I have wrote a code (shown below) that stores the integer 0 to an arbitrary memory location, and then prints the pointer to this memory location and the binary address of this memory location.

The binary memory address in 8 bits long, which I did not expect. I have 4Gb of ram, so surely if the integer is stored in this ram, you will need a lot more than 8 bits to uniquely address a cell(byte) in this ram? Even more confusingly the pointer is 8 symbols long. If the binary address is 8 bits long surely you only need 2 symbols for the pointer to this address?

So why does the address pointer have 8 symbols, and integer binary address locations have 8 bits?

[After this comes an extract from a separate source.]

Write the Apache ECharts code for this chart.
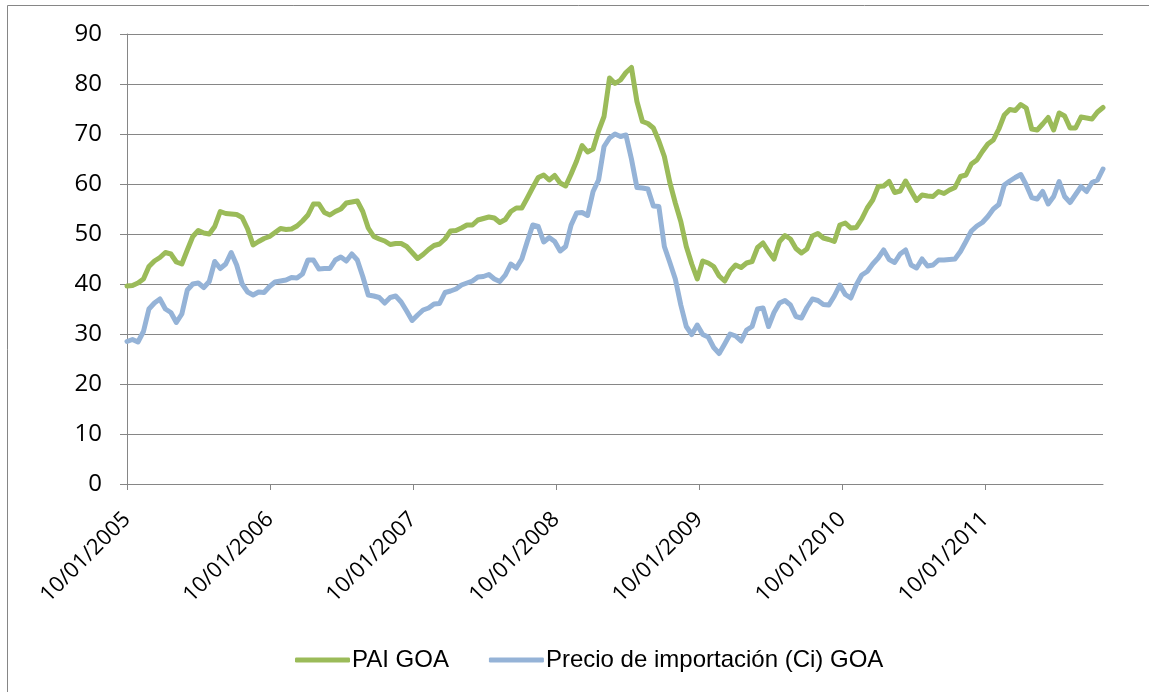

I have taken the byte_to_binary function from this SE Question. Im still a beginner so my code may not be correct.

#include "stdafx.h"
#include <stdio.h>
#include <string.h>     /* strcat */
#include <stdlib.h>     /* strtol */


const char *byte_to_binary(int x)  //code taken from-https://stackoverflow.com/questions/111928/is-there-a-printf-converter-to-print-in-binary-format
{
    static char b[9];
    b[0] = '\0';

    int z;
    for (z = 128; z > 0; z >>= 1)
    {
        strcat(b, ((x & z) == z) ? "1" : "0");
    }

    return b;
}

int main(void) //my code starts here
{
    int A = 0;
    int *Ap = &A;
    unsigned int number = (unsigned int)Ap;

    printf("%s \t %d \n \n","int Value",A); //prints the value stored in Ap as an integer

    printf("%s \t %s \n \n","bin Value",byte_to_binary(A)); //prints the value stored in Ap as a binary number 

    printf("%s \t %p \n \n","adress Pointer",Ap); //prints pointer address as pointer type

    printf("%s \t \t %s \n \n","adress",byte_to_binary(number)); //prints pointer address in binary


    return 0;
}

This outputs:

int Value        0

bin Value        00000000

adress Pointer   003FFE1C

adress           00011100

Press any key to continue . . .

Answer 1

It's your binary conversion function that is not working correctly.

 0x003FFE1C 

is 00000000001111111111111000011100

You're not going far enough with the bits.

You might want to do a

 sizeof (Ap) 

to see how many bits you need. (Here 32)

You should change your loop index so that it is the bit position rather than the shifted value, otherwise you are risking overflow.

for (int ii = 31 ; ii >= 0 ; -- ii)
{

   if (x & (1 << ii) != 0)
      strcat (b, "1) ;
   else
      strcat (b, "0") ;
}